Individual members of Congress tend to have high (often overwhelming) approval in their districts (or states for Senators); members generally do a good job of representing the people they are elected by.

Congress as an institution has low approval rates because people dislike what it does in aggregate, not what the people they have a vote in do. If Congress was more effectively representative—which is a matter of apportionment and electoral system—the aggregate approval would be higher.

This is not only analytically obvious, but borne out by actual results of surveys of public approval of representative democratic governments in general and legislative bodies specifically when compared to measures of effective proportionality of representation.




> Congress as an institution has low approval rates because people dislike what it does in aggregate, not what the people they have a vote in do

In other words, people like their individual representatives because those representatives favor their preferred policies; but they strongly disapprove of Congress as a whole because they don't see any of those preferred policies actually being enacted.

> If Congress was more effectively representative—which is a matter of apportionment and electoral system—the aggregate approval would be higher.

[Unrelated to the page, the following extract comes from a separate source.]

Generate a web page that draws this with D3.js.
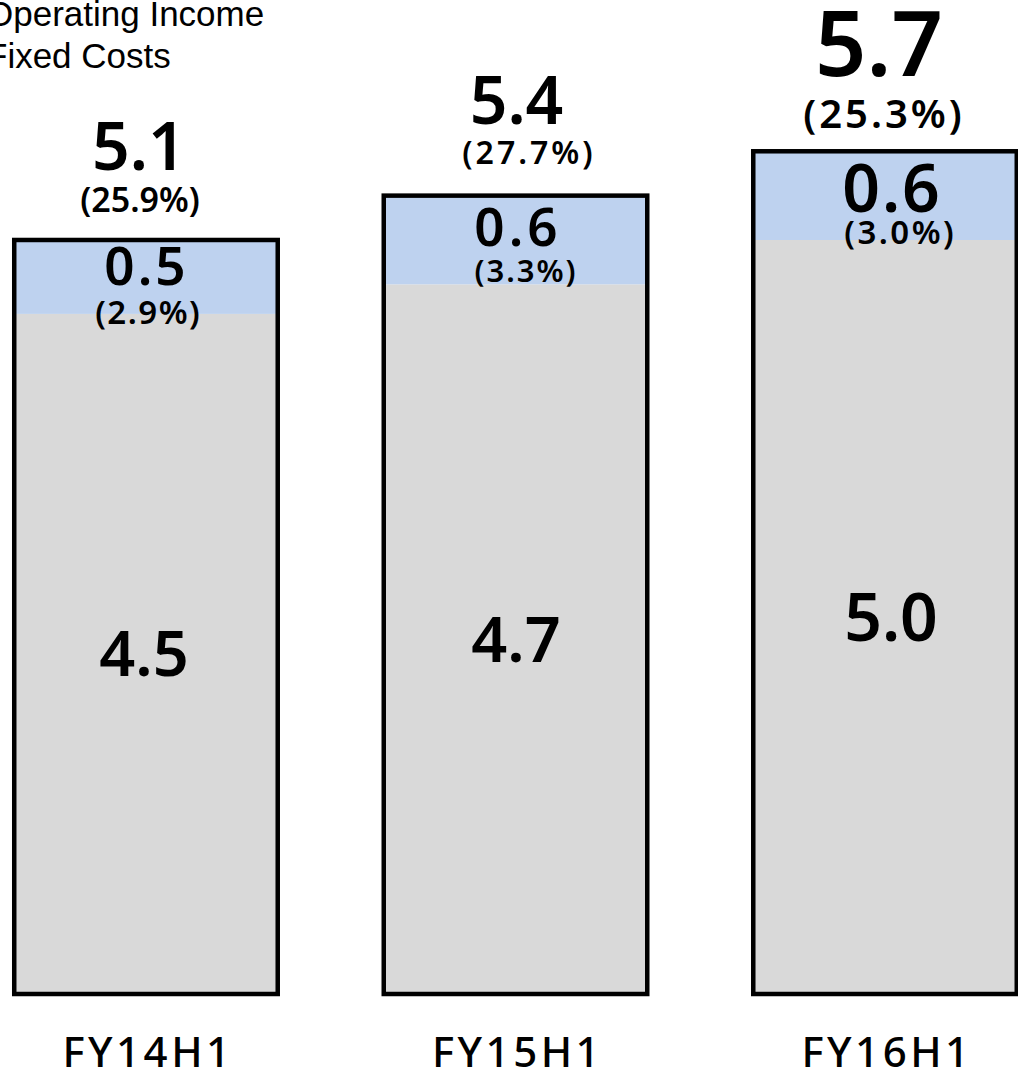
<!DOCTYPE html>
<html>
<head>
<meta charset="utf-8">
<script src="https://cdn.jsdelivr.net/npm/d3@7"></script>
<style>
  html, body { margin: 0; padding: 0; background: #ffffff; overflow: hidden; }
  svg { display: block; }
</style>
</head>
<body>
<script>
// Half-year periods
const categories = ["FY14H1", "FY15H1", "FY16H1"];
// Sales-side totals (fixed costs + operating income) and their share
const totalValues = [5.1, 5.4, 5.7];
const totalShares = [25.9, 27.7, 25.3];
// Operating income (top segment) and its share
const incomeValues = [0.5, 0.6, 0.6];
const incomeShares = [2.9, 3.3, 3.0];
// Fixed costs label values (bottom segment)
const fixedCostValues = [4.5, 4.7, 5.0];
// Series names
const seriesNames = ["Operating Income", "Fixed Costs"];

const W = 1018, H = 1069;
const colors = { income: "#bed2ef", fixed: "#d9d9d9", outline: "#000000" };

// Per-bar typography (the latest period is emphasised)
const labelStyle = [
  { totalSize: 66, totalDy: -70, totalDx: -7, shareSize: 34, shareDy: -28, shareDx: -6, shareLs: 0,
    incSize: 53, incDy: 45, incDx: -1, incLs: 3, incShareSize: 33, incShareDy: 84, incShareDx: 1.5, incShareLs: 1.5,
    fixSize: 63, fixDx: -2 },
  { totalSize: 66, totalDy: -72, totalDx: 1, shareSize: 32, shareDy: -32, shareDx: 12, shareLs: 3,
    incSize: 53, incDy: 50, incDx: 0.5, incLs: 4, incShareSize: 31, incShareDy: 86, incShareDx: 9.5, incShareLs: 2,
    fixSize: 63, fixDx: 0.5 },
  { totalSize: 90, totalDy: -75, totalDx: -6, shareSize: 40, shareDy: -23, shareDx: -2.5, shareLs: 3,
    incSize: 66, incDy: 61, incDx: 6, incLs: 2, incShareSize: 33, incShareDy: 93, incShareDx: 14, incShareLs: 2.5,
    fixSize: 66, fixDx: 6 }
];

const svg = d3.select("body").append("svg")
  .attr("width", W).attr("height", H);

const x = d3.scaleBand()
  .domain(categories)
  .range([-38.75, 1069.75])
  .paddingInner(0.2869)
  .paddingOuter(0.1434);

const y = d3.scaleLinear()
  .domain([0, 6.5])
  .range([994, 33]);

const rows = categories.map((c, i) => ({
  cat: c,
  total: totalValues[i],
  totalShare: totalShares[i],
  income: incomeValues[i],
  incomeShare: incomeShares[i],
  fixedLabel: fixedCostValues[i],
  base: totalValues[i] - incomeValues[i],
  st: labelStyle[i]
}));

const numFont = "'Noto Sans', 'Open Sans', sans-serif";

const g = svg.append("g");

// Fixed costs segment
g.selectAll("rect.fixed").data(rows).join("rect")
  .attr("class", "fixed")
  .attr("x", d => x(d.cat))
  .attr("width", x.bandwidth())
  .attr("y", d => y(d.base))
  .attr("height", d => y(0) - y(d.base))
  .attr("fill", colors.fixed);

// Operating income segment
g.selectAll("rect.income").data(rows).join("rect")
  .attr("class", "income")
  .attr("x", d => x(d.cat))
  .attr("width", x.bandwidth())
  .attr("y", d => y(d.total))
  .attr("height", d => y(d.base) - y(d.total))
  .attr("fill", colors.income);

// Outline around the whole stack
g.selectAll("rect.outline").data(rows).join("rect")
  .attr("class", "outline")
  .attr("x", d => x(d.cat))
  .attr("width", x.bandwidth())
  .attr("y", d => y(d.total))
  .attr("height", d => y(0) - y(d.total))
  .attr("fill", "none")
  .attr("stroke", colors.outline)
  .attr("stroke-width", 4.5);

const cx = d => x(d.cat) + x.bandwidth() / 2;

function label(cls, yFn, sizeFn, textFn, dxFn, lsFn) {
  g.selectAll("text." + cls).data(rows).join("text")
    .attr("class", cls)
    .attr("x", d => cx(d) + dxFn(d) + lsFn(d) / 2)
    .attr("y", yFn)
    .attr("text-anchor", "middle")
    .attr("font-family", numFont)
    .attr("font-weight", 600)
    .attr("font-size", sizeFn)
    .attr("letter-spacing", lsFn)
    .attr("fill", "#000")
    .text(textFn);
}

// Totals above each bar
label("total", d => y(d.total) + d.st.totalDy, d => d.st.totalSize, d => d.total.toFixed(1),
  d => d.st.totalDx, () => 0);
label("totalShare", d => y(d.total) + d.st.shareDy, d => d.st.shareSize, d => `(${d.totalShare.toFixed(1)}%)`,
  d => d.st.shareDx, d => d.st.shareLs);
// Operating income inside the blue segment
label("inc", d => y(d.total) + d.st.incDy, d => d.st.incSize, d => d.income.toFixed(1),
  d => d.st.incDx, d => d.st.incLs);
label("incShare", d => y(d.total) + d.st.incShareDy, d => d.st.incShareSize, d => `(${d.incomeShare.toFixed(1)}%)`,
  d => d.st.incShareDx, d => d.st.incShareLs);
// Fixed costs centred in the grey segment
label("fix", d => (y(d.base) + y(0)) / 2 + 0.357 * d.st.fixSize, d => d.st.fixSize, d => d.fixedLabel.toFixed(1),
  d => d.st.fixDx, () => 0);

// Category axis labels
const xAxis = d3.axisBottom(x).tickSize(0).tickPadding(0);
const axG = svg.append("g").attr("transform", `translate(0, ${y(0)})`).call(xAxis);
axG.select(".domain").remove();
axG.selectAll("text")
  .attr("x", 2)
  .attr("y", 73)
  .attr("dy", 0)
  .attr("font-family", numFont)
  .attr("font-weight", 500)
  .attr("font-size", 42)
  .attr("letter-spacing", 3.5)
  .attr("fill", "#000");

// Series names
svg.selectAll("text.series").data(seriesNames).join("text")
  .attr("class", "series")
  .attr("x", -14)
  .attr("y", (d, i) => 26 + i * 42)
  .attr("font-family", "'Liberation Sans', Arial, sans-serif")
  .attr("font-size", 35)
  .attr("fill", "#000")
  .text(d => d);
</script>
</body>
</html>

This assumes that, by changing apportionment and the electoral system, more people would see Congress enacting their preferred policies. I don't think this is true. I think the reason Congress as a whole doesn't enact anyone's preferred policies is that there is no broad bipartisan consensus behind any of them; if a majority exists at all in favor of any particular policies, it is a thin majority, and there is no majority with enough consensus on a range of policies to be able to make the required legislative deals to get those policies enacted.

In other words, Congress is reflecting the fact that the country as a whole does not have a broad consensus in favor of most policies that are on the table. And in that situation, those policies shouldn't be enacted. So I would argue that in this respect our current system is doing exactly the job the Founders intended it to do: it is preventing thin majorities from imposing their preferred policies on everyone.

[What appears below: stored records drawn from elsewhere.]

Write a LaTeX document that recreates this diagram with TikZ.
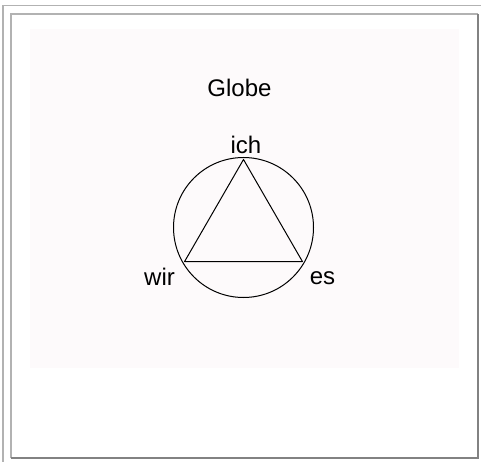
\documentclass[tikz,border=0pt]{standalone}
\usepackage{fontspec}
\setmainfont{Liberation Sans}
\usetikzlibrary{positioning}
\definecolor{framegray}{RGB}{178,178,178}
\definecolor{framedark}{RGB}{130,130,130}
\definecolor{panelpink}{RGB}{253,250,251}

\begin{document}
\begin{tikzpicture}[x=1pt, y=-1pt,
    wordlabel/.style={font=\fontsize{24}{28}\selectfont, inner sep=0pt, anchor=base},
    globe/.style={draw, circle, minimum size=140pt, inner sep=0pt, line width=1pt},
    edge/.style={line width=1pt, line join=round}
]
  \useasboundingbox (0,0) rectangle (481,462);
  % Frame and panel
  \draw[framegray, line width=1.6pt] (3,462) -- (3,5.5) -- (481,5.5);
  \draw[framegray, line width=1.2pt] (11,458) -- (11,14) -- (478,14);
  \draw[framedark, line width=1.2pt] (478,14) -- (478,458) -- (11,458);
  \fill[panelpink] (30,29) rectangle (459,368);

  % Nodes
  \node (title) [wordlabel] at (239.5,97) {Globe};
  \node (circ) [globe] at (243.5,227.5) {};
  \coordinate (ichpt) at (243.5,159.5);
  \coordinate (wirpt) at (184.6,261.5);
  \coordinate (espt) at (302.4,261.5);
  \node (ich) [wordlabel] at (246,154) {ich};
  \node (wir) [wordlabel] at (159.5,285) {wir};
  \node (es) [wordlabel] at (322.5,284) {es};

  % Triangle
  \draw [edge] (ichpt) -- (wirpt) -- (espt) -- cycle;
\end{tikzpicture}
\end{document}
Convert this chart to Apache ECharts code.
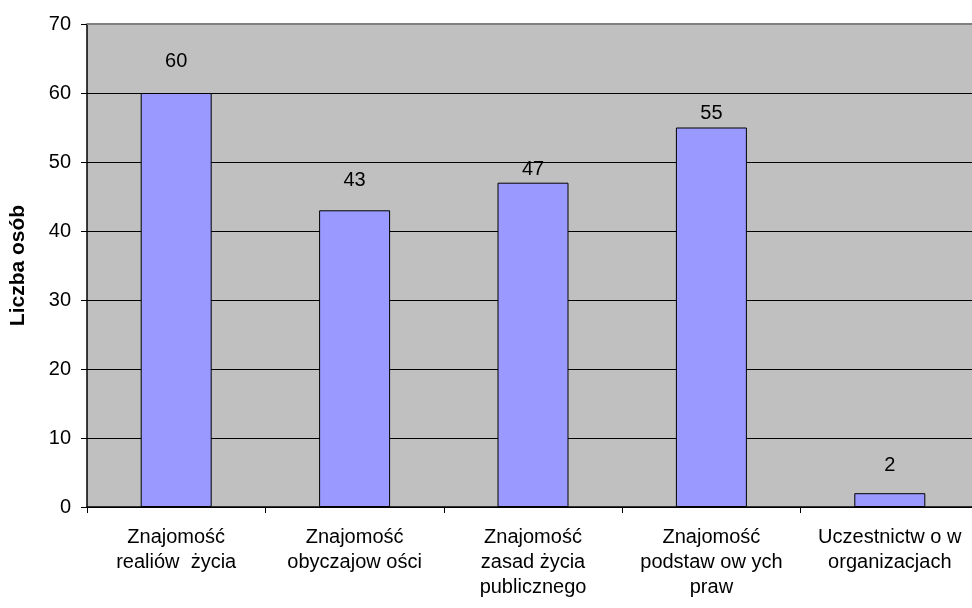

However, the disconnect between individual approval ratings and the overall approval rating of Congress does allow something else to happen: since there is effectively no competition for individual seats, there is no accountability for bad policy decisions that do have broad bipartisan consensus behind them. So those decisions can be, and are, made with impunity. The grant of power to the FDA that I mentioned previously is an example: there is no serious opposition from either party in Congress to granting unelected bureaucrats in Federal agencies extremely broad powers that affect everyone and cannot be effectively challenged. So that disastrous policy decision continues on while people squabble over policies that have only thin majorities, if any, in favor of them.